Subtract a bounding box from a vector (the opposite of minus). To compute vector - box you would write

VectorBoundingBox3d.difference vector box

minusBoundingBox : VectorBoundingBox3d units coordinates -> VectorBoundingBox3d units coordinates -> VectorBoundingBox3d units coordinates

Subtract one bounding box from another.
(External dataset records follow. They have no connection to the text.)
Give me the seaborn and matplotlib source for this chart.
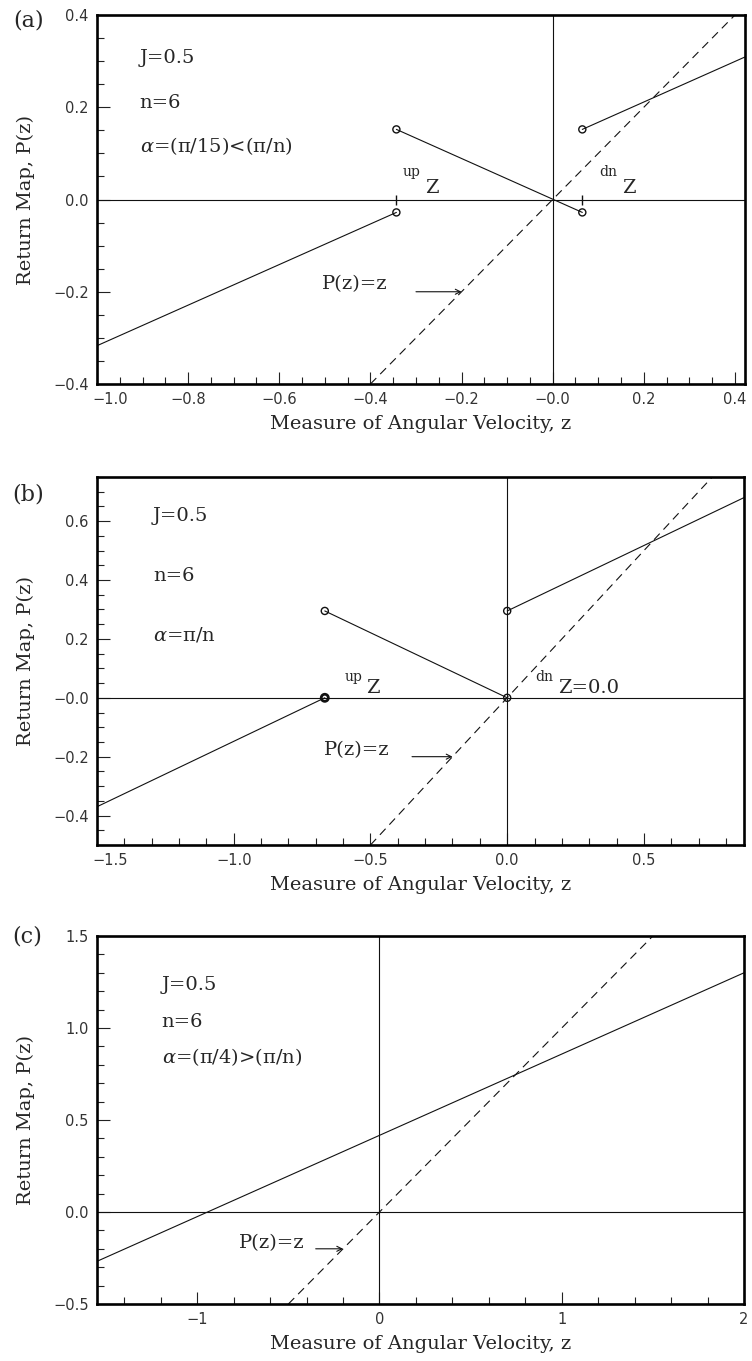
import numpy as np
import pandas as pd
import matplotlib
matplotlib.use("Agg")
import matplotlib.pyplot as plt
import seaborn as sns
from matplotlib.ticker import FixedLocator, MultipleLocator
from matplotlib.transforms import ScaledTranslation

# ---------------- data ----------------
# Panel (a): alpha = pi/15 < pi/n
a_seg_z = [[-1.0, -0.343], [-0.343, 0.065], [0.065, 0.422]]
a_seg_p = [[-0.317, -0.028], [0.152, -0.028], [0.152, 0.309]]
a_circ_z = [-0.343, -0.343, 0.065, 0.065]
a_circ_p = [-0.028, 0.152, -0.028, 0.152]
a_mark_z = [-0.343, 0.065]
a_xticks = [-1.0, -0.8, -0.6, -0.4, -0.2, 0.0, 0.2, 0.4]
a_xlabels = ["\u22121.0", "\u22120.8", "\u22120.6", "\u22120.4", "\u22120.2", "\u22120.0", "0.2", "0.4"]
a_yticks = [-0.4, -0.2, 0.0, 0.2, 0.4]
a_ylabels = ["\u22120.4", "\u22120.2", "0.0", "0.2", "0.4"]
a_params = ["J=0.5", "n=6", "$\\alpha$=(\u03c0/15)<(\u03c0/n)"]

# Panel (b): alpha = pi/n
b_seg_z = [[-1.5, -0.667], [-0.667, 0.0], [0.0, 0.866]]
b_seg_p = [[-0.37, 0.0], [0.295, 0.0], [0.295, 0.68]]
b_circ_z = [-0.667, 0.0, 0.0]
b_circ_p = [0.295, 0.0, 0.295]
b_dbl_z = [-0.667]
b_dbl_p = [0.0]
b_xticks = [-1.5, -1.0, -0.5, 0.0, 0.5]
b_xlabels = ["\u22121.5", "\u22121.0", "\u22120.5", "0.0", "0.5"]
b_yticks = [-0.4, -0.2, 0.0, 0.2, 0.4, 0.6]
b_ylabels = ["\u22120.4", "\u22120.2", "\u22120.0", "0.2", "0.4", "0.6"]
b_params = ["J=0.5", "n=6", "$\\alpha$=\u03c0/n"]

# Panel (c): alpha = pi/4 > pi/n
c_seg_z = [[-1.55, 2.0]]
c_seg_p = [[-0.268, 1.30]]
c_xticks = [-1, 0, 1, 2]
c_xlabels = ["\u22121", "0", "1", "2"]
c_yticks = [-0.5, 0.0, 0.5, 1.0, 1.5]
c_ylabels = ["\u22120.5", "0.0", "0.5", "1.0", "1.5"]
c_params = ["J=0.5", "n=6", "$\\alpha$=(\u03c0/4)>(\u03c0/n)"]

# ---------------- style ----------------
sns.set_style("ticks")
plt.rcParams["font.family"] = ["DejaVu Sans"]
plt.rcParams["mathtext.fontset"] = "dejavuserif"
plt.rcParams["lines.scale_dashes"] = False
plt.rcParams["lines.dashed_pattern"] = [6.0, 4.0]

W, H = 752, 1361
fig = plt.figure(figsize=(W / 100, H / 100), dpi=100)

def box(left, top, right, bottom):
    return [left / W, 1 - bottom / H, (right - left) / W, (bottom - top) / H]

axa = fig.add_axes(box(97, 15, 745, 384))
axb = fig.add_axes(box(97, 477, 744, 845))
axc = fig.add_axes(box(97, 936, 744, 1304))

SERIF = "DejaVu Serif"
LC = "#111111"

def draw_segments(ax, segz, segp):
    rows = []
    for i, (zz, pp) in enumerate(zip(segz, segp)):
        for z, p in zip(zz, pp):
            rows.append({"z": z, "P": p, "seg": i})
    df = pd.DataFrame(rows)
    sns.lineplot(data=df, x="z", y="P", units="seg", estimator=None, sort=False,
                 color=LC, lw=0.8, ax=ax, legend=False)

def draw_circles(ax, zs, ps, lw=1.0):
    sns.scatterplot(x=zs, y=ps, marker="o", s=26, color=LC, ax=ax, legend=False, zorder=5)
    coll = ax.collections[-1]
    coll.set_facecolor("none")
    coll.set_edgecolor(LC)
    coll.set_linewidth(lw)

def identity(ax, lo, hi):
    sns.lineplot(x=[lo, hi], y=[lo, hi], color=LC, lw=0.8, linestyle="--", ax=ax, legend=False)

def setup(ax, xlim, ylim, xt, xl, yt, yl, xminor, yminor, shift_first=True):
    ax.set_xlim(*xlim)
    ax.set_ylim(*ylim)
    ax.axhline(0, color=LC, lw=0.8, zorder=1)
    ax.axvline(0, color=LC, lw=0.8, zorder=1)
    ax.xaxis.set_major_locator(FixedLocator(xt))
    ax.yaxis.set_major_locator(FixedLocator(yt))
    ax.set_xticklabels(xl)
    ax.set_yticklabels(yl)
    ax.xaxis.set_minor_locator(MultipleLocator(xminor))
    ax.yaxis.set_minor_locator(MultipleLocator(yminor))
    ax.tick_params(which="both", direction="in", top=False, right=False,
                   color="#222222", width=0.8, labelsize=10.5, labelcolor="#333333", pad=6)
    ax.tick_params(which="major", length=9)
    ax.tick_params(which="minor", length=5)
    for s in ax.spines.values():
        s.set_linewidth(1.9)
        s.set_color("black")
        s.set_visible(True)
    ax.set_xlabel("Measure of Angular Velocity, z", family=SERIF, fontsize=14, va="top")
    ax.set_ylabel("Return Map, P(z)", family=SERIF, fontsize=14)
    ax.xaxis.set_label_coords(0.5, -31 / 368)
    ax.yaxis.set_label_coords(-62 / 648, 0.5)
    if shift_first:
        lab = ax.get_xticklabels()[0]
        lab.set_horizontalalignment("left")
        lab.set_transform(lab.get_transform() + ScaledTranslation(-3 / 72, 0, fig.dpi_scale_trans))

def params(ax, texts, x, ys):
    for t, y in zip(texts, ys):
        ax.text(x, y, t, transform=ax.transAxes, family=SERIF, fontsize=14, va="baseline", ha="left")

def pz_label(ax, xr, yc, z0, ztip):
    ax.text(xr, yc, "P(z)=z", family=SERIF, fontsize=14, ha="right", va="center")
    ax.annotate("", xy=(ztip, ztip), xytext=(z0, ztip),
                arrowprops=dict(arrowstyle="->", lw=0.8, color=LC, mutation_scale=9,
                                shrinkA=0, shrinkB=0))

def sup_label(ax, xs, ys, sup, xb, yb, base):
    ax.text(xs, ys, sup, family=SERIF, fontsize=10, va="baseline", ha="left")
    ax.text(xb, yb, base, family=SERIF, fontsize=14, va="baseline", ha="left")

# ---------------- panel (a) ----------------
identity(axa, -0.4, 0.4)
draw_segments(axa, a_seg_z, a_seg_p)
draw_circles(axa, a_circ_z, a_circ_p)
sns.scatterplot(x=a_mark_z, y=[0.0] * len(a_mark_z), marker="|", s=50, color=LC,
                linewidth=1.0, ax=axa, legend=False)
setup(axa, (-1.0, 0.422), (-0.4, 0.4), a_xticks, a_xlabels, a_yticks, a_ylabels, 0.05, 0.05)
params(axa, a_params, 0.066, [0.870, 0.748, 0.629])
pz_label(axa, -0.363, -0.184, -0.30, -0.2)
sup_label(axa, -0.330, 0.05, "up", -0.281, 0.015, "Z")
sup_label(axa, 0.103, 0.05, "dn", 0.152, 0.015, "Z")

# ---------------- panel (b) ----------------
identity(axb, -0.5, 0.75)
draw_segments(axb, b_seg_z, b_seg_p)
draw_circles(axb, b_circ_z, b_circ_p)
draw_circles(axb, b_dbl_z, b_dbl_p, lw=2.0)
setup(axb, (-1.5, 0.866), (-0.5, 0.75), b_xticks, b_xlabels, b_yticks, b_ylabels, 0.1, 0.05)
params(axb, b_params, 0.0864, [0.880, 0.717, 0.557])
pz_label(axb, -0.429, -0.176, -0.348, -0.2)
sup_label(axb, -0.593, 0.058, "up", -0.516, 0.017, "Z")
sup_label(axb, 0.103, 0.058, "dn", 0.187, 0.017, "Z=0.0")

# ---------------- panel (c) ----------------
identity(axc, -0.5, 1.5)
draw_segments(axc, c_seg_z, c_seg_p)
setup(axc, (-1.55, 2.0), (-0.5, 1.5), c_xticks, c_xlabels, c_yticks, c_ylabels, 0.2, 0.1,
      shift_first=False)
params(axc, c_params, 0.100, [0.853, 0.753, 0.655])
pz_label(axc, -0.41, -0.168, -0.35, -0.2)

# panel letters
fig.text(13 / W, 1 - 20 / H, "(a)", family=SERIF, fontsize=16, va="center", ha="left")
fig.text(12 / W, 1 - 495 / H, "(b)", family=SERIF, fontsize=16, va="center", ha="left")
fig.text(12 / W, 1 - 937 / H, "(c)", family=SERIF, fontsize=16, va="center", ha="left")

fig.savefig("out.png", dpi=100)
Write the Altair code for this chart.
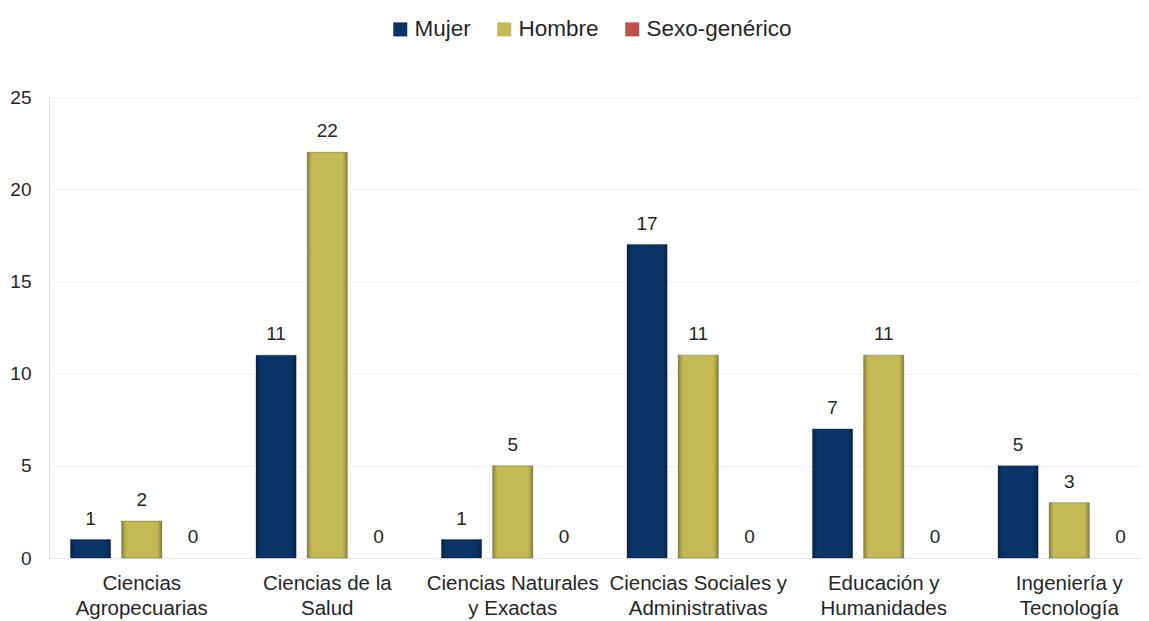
import altair as alt
import pandas as pd

categorias = [
    "Ciencias|Agropecuarias",
    "Ciencias de la|Salud",
    "Ciencias Naturales|y Exactas",
    "Ciencias Sociales y|Administrativas",
    "Educación y|Humanidades",
    "Ingeniería y|Tecnología",
]
series = ["Mujer", "Hombre", "Sexo-genérico"]
mujer = [1, 11, 1, 17, 7, 5]
hombre = [2, 22, 5, 11, 11, 3]
sexo_generico = [0, 0, 0, 0, 0, 0]
colores = ["#0A3366", "#C3BA55", "#C0504D"]

rows = []
for s, vals in zip(series, [mujer, hombre, sexo_generico]):
    for c, v in zip(categorias, vals):
        rows.append({"cat": c, "serie": s, "valor": v})
df = pd.DataFrame(rows)

FONT = "Liberation Sans"
TXT = "#262626"

x = alt.X("cat:N", sort=categorias, title=None,
          scale=alt.Scale(paddingInner=0, paddingOuter=0, range=[0, 1113]),
          axis=alt.Axis(labelAngle=0, labelExpr="split(datum.label, '|')",
                        labelFont=FONT, labelFontSize=20.5, labelColor=TXT,
                        labelLineHeight=25, labelPadding=15, labelBaseline="top",
                        ticks=False, domain=True, domainColor="#E6E6E6",
                        grid=False))
xo = alt.XOffset("serie:N", sort=series,
                 scale=alt.Scale(paddingInner=0.216, paddingOuter=0.42))
y = alt.Y("valor:Q", title=None,
          scale=alt.Scale(domain=[0, 25], nice=False),
          axis=alt.Axis(values=[0, 5, 10, 15, 20, 25], labelFont=FONT,
                        labelFontSize=19, labelColor=TXT, labelPadding=18,
                        ticks=False, domain=False, grid=True,
                        gridColor="#F1F1F1"))

base = alt.Chart(df)

bars = base.mark_bar(stroke="#00000040", strokeWidth=1).encode(
    x=x, xOffset=xo, y=y,
    color=alt.Color("serie:N", sort=series,
                    scale=alt.Scale(domain=series, range=colores),
                    legend=alt.Legend(title=None, orient="none",
                                      direction="horizontal",
                                      legendX=340, legendY=-79,
                                      symbolType="square", symbolSize=196,
                                      symbolStrokeWidth=0,
                                      labelFont=FONT, labelFontSize=22.5,
                                      labelColor=TXT, labelOffset=3,
                                      columnPadding=22)),
).transform_filter("datum.valor > 0")

# bevel-like shading on the sides of each bar
shade = base.mark_bar(
    color={"gradient": "linear", "x1": 0, "x2": 1, "y1": 0, "y2": 0,
           "stops": [{"offset": 0, "color": "rgba(0,0,0,0.28)"},
                     {"offset": 0.12, "color": "rgba(0,0,0,0.0)"},
                     {"offset": 0.88, "color": "rgba(0,0,0,0.0)"},
                     {"offset": 1, "color": "rgba(0,0,0,0.28)"}]}
).encode(x=x, xOffset=xo, y=y).transform_filter("datum.valor > 0")

labels = base.mark_text(font=FONT, fontSize=19, color=TXT,
                        baseline="middle", dy=-21).encode(
    x=x, xOffset=xo, y=y, text=alt.Text("valor:Q"),
)

chart = alt.layer(bars, shade, labels).properties(
    width=1092, height=461,
    autosize=alt.AutoSizeParams(type="none"),
    padding={"left": 41, "top": 89, "right": 0, "bottom": 65},
).configure_view(stroke=None).configure(background="white")

chart.save("out.html", embed_options={"renderer": "svg", "actions": False})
Note the argument order; to compute firstBox - secondBox you would write

firstBox
    |> VectorBoundingBox3d.minusBoundingBox secondBox

which is equivalent to

VectorBoundingBox3d.minusBoundingBox secondBox firstBox

times : Quantity Basics.Float scalarUnits -> VectorBoundingBox3d vectorUnits coordinates -> VectorBoundingBox3d (Quantity.Product vectorUnits scalarUnits) coordinates

Multiply a vector bounding box by a scalar quantity, resulting in a vector bounding box with units Product vectorUnits scalarUnits. (To the compiler Product a b and Product b a are different unit types, so sometimes you will have to swap from product to times or vice versa to make the types work out.)

product : Quantity Basics.Float scalarUnits -> VectorBoundingBox3d vectorUnits coordinates -> VectorBoundingBox3d (Quantity.Product scalarUnits vectorUnits) coordinates

Multiply a scalar quantity and a vector bounding box, resulting in a vector bounding box with units Product scalarUnits vectorUnits.

timesUnitless : Quantity Basics.Float Quantity.Unitless -> VectorBoundingBox3d units coordinates -> VectorBoundingBox3d units coordinates

Multiply a vector bounding box by a unitless quantity, leaving the units unchanged.

timesInterval : Quantity.Interval.Interval Basics.Float scalarUnits -> VectorBoundingBox3d vectorUnits coordinates -> VectorBoundingBox3d (Quantity.Product vectorUnits scalarUnits) coordinates

Multiply a vector bounding box by an interval, resulting in a vector bounding box with units Product vectorUnits scalarUnits.

intervalProduct : Quantity.Interval.Interval Basics.Float scalarUnits -> VectorBoundingBox3d vectorUnits coordinates -> VectorBoundingBox3d (Quantity.Product scalarUnits vectorUnits) coordinates

Multiply an interval and a vector bounding box, resulting in a vector bounding box with units Product scalarUnits vectorUnits.

timesUnitlessInterval : Quantity.Interval.Interval Basics.Float Quantity.Unitless -> VectorBoundingBox3d units coordinates -> VectorBoundingBox3d units coordinates

Multiply a vector bounding box by a unitless interval, leaving the units unchanged.

Random vector generation

randomVector : VectorBoundingBox3d units coordinates -> Random.Generator (Vector3d units coordinates)

Create a random generator for vectors within a given bounding box.